Palafox, the archive’s legal counsel, said AGN didn’t contact the U.S. auction house to stop the sale because it could not quickly establish – beyond Martínez’s photos – that the 1521 manuscript and others were, in fact, missing from its collection.
AGN houses hundreds of thousands of documents, but only about 40% have been catalogued, Palafox said. “The other 60% we don’t know what’s there,” he said.
For help, the archive staff turned to microfilm images recorded at AGN in 1993 by the Genealogical Society of Utah, an arm of The Church of Jesus Christ of Latter-Day Saints. The non-profit, now known as FamilySearch, has photographed archives worldwide to assist Mormons and others in tracing their ancestry.
Within that microfilm, Palafox said, AGN staff found images of nine of the 10 manuscripts that had come up for auction; a written description was found of the 10th. From there, AGN employees pinpointed where those papers should have been housed in its stacks. All were missing, Palafox said, some cut cleanly from their colonial-era bindings.
In October, Palafox said he hosted a video call with U.S. investigators. He displayed images of the Cortés documents from the websites of the auction houses alongside those of the 1993 microfilms and researcher Martínez’s photos to show the similarities.
“This was enough to get their attention,” Palafox said.
A senior source at Mexico’s Foreign Ministry told Reuters that the U.S. Department of Homeland Security, the U.S. State Department and one of the federal U.S. Attorney’s offices in New York state were working to retrieve the documents. The State Department said it could not comment on specific cases, but said the government was committed to combating the theft and trafficking of cultural heritage. The other U.S. authorities declined to comment.

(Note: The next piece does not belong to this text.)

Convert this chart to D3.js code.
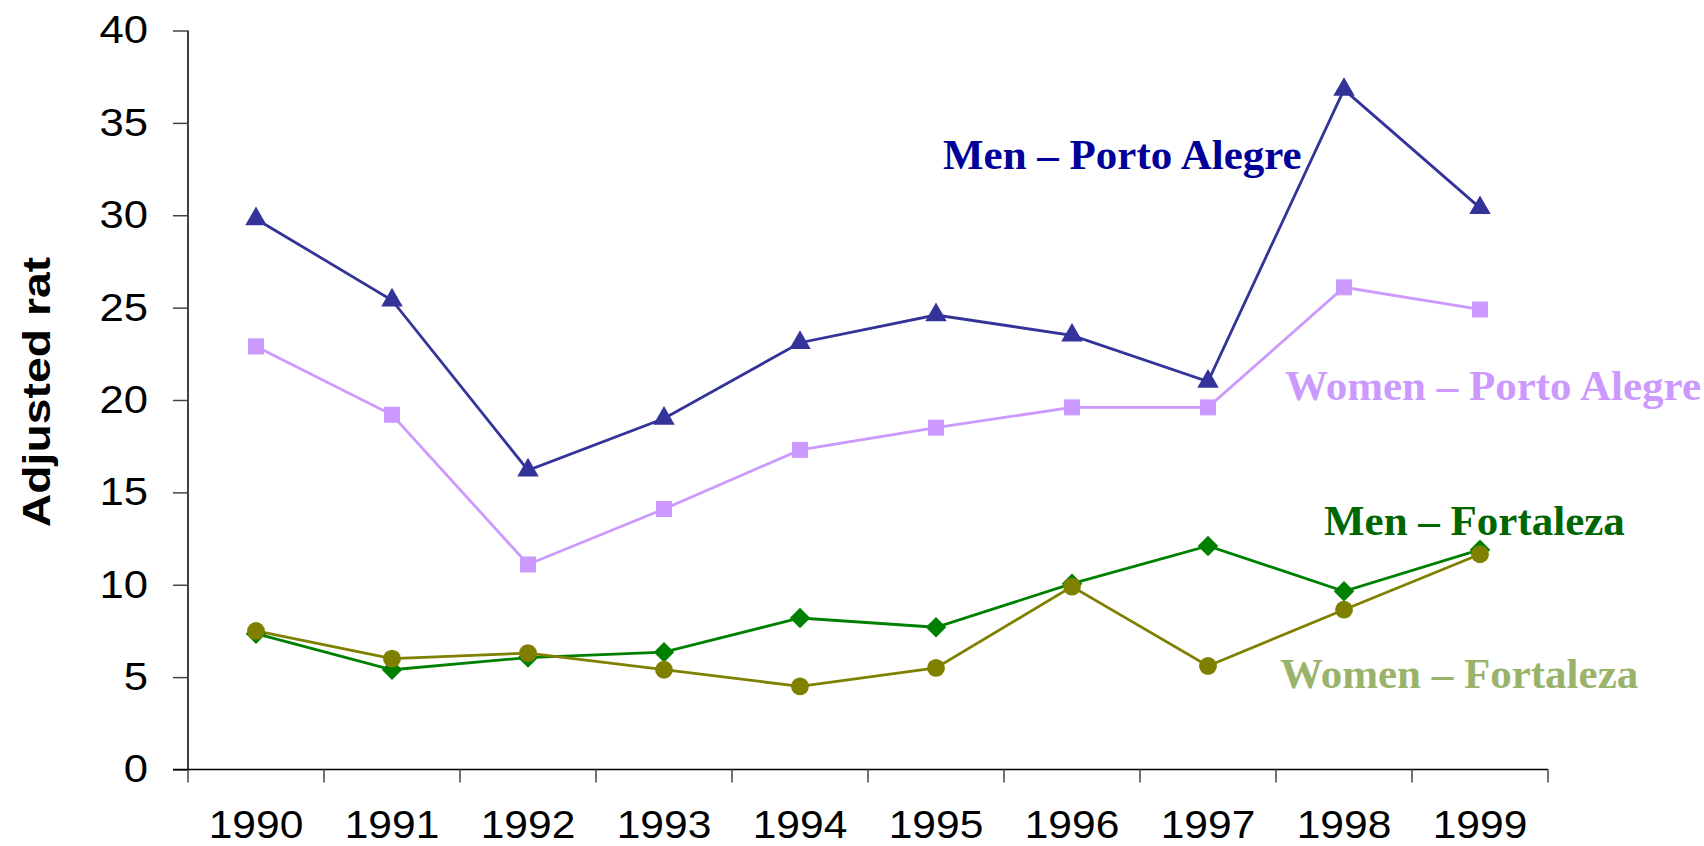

Palafox said Mexican federal prosecutors have also launched a probe. The Mexican Attorney General’s office did not respond to requests for comment.
Wittman, the ex-FBI agent, said U.S. investigators would likely subpoena the auction houses to identify the sellers and consignors who handled transport of the documents. The strategy, he said, is to work down the chain until they reach the suspected thieves in Mexico.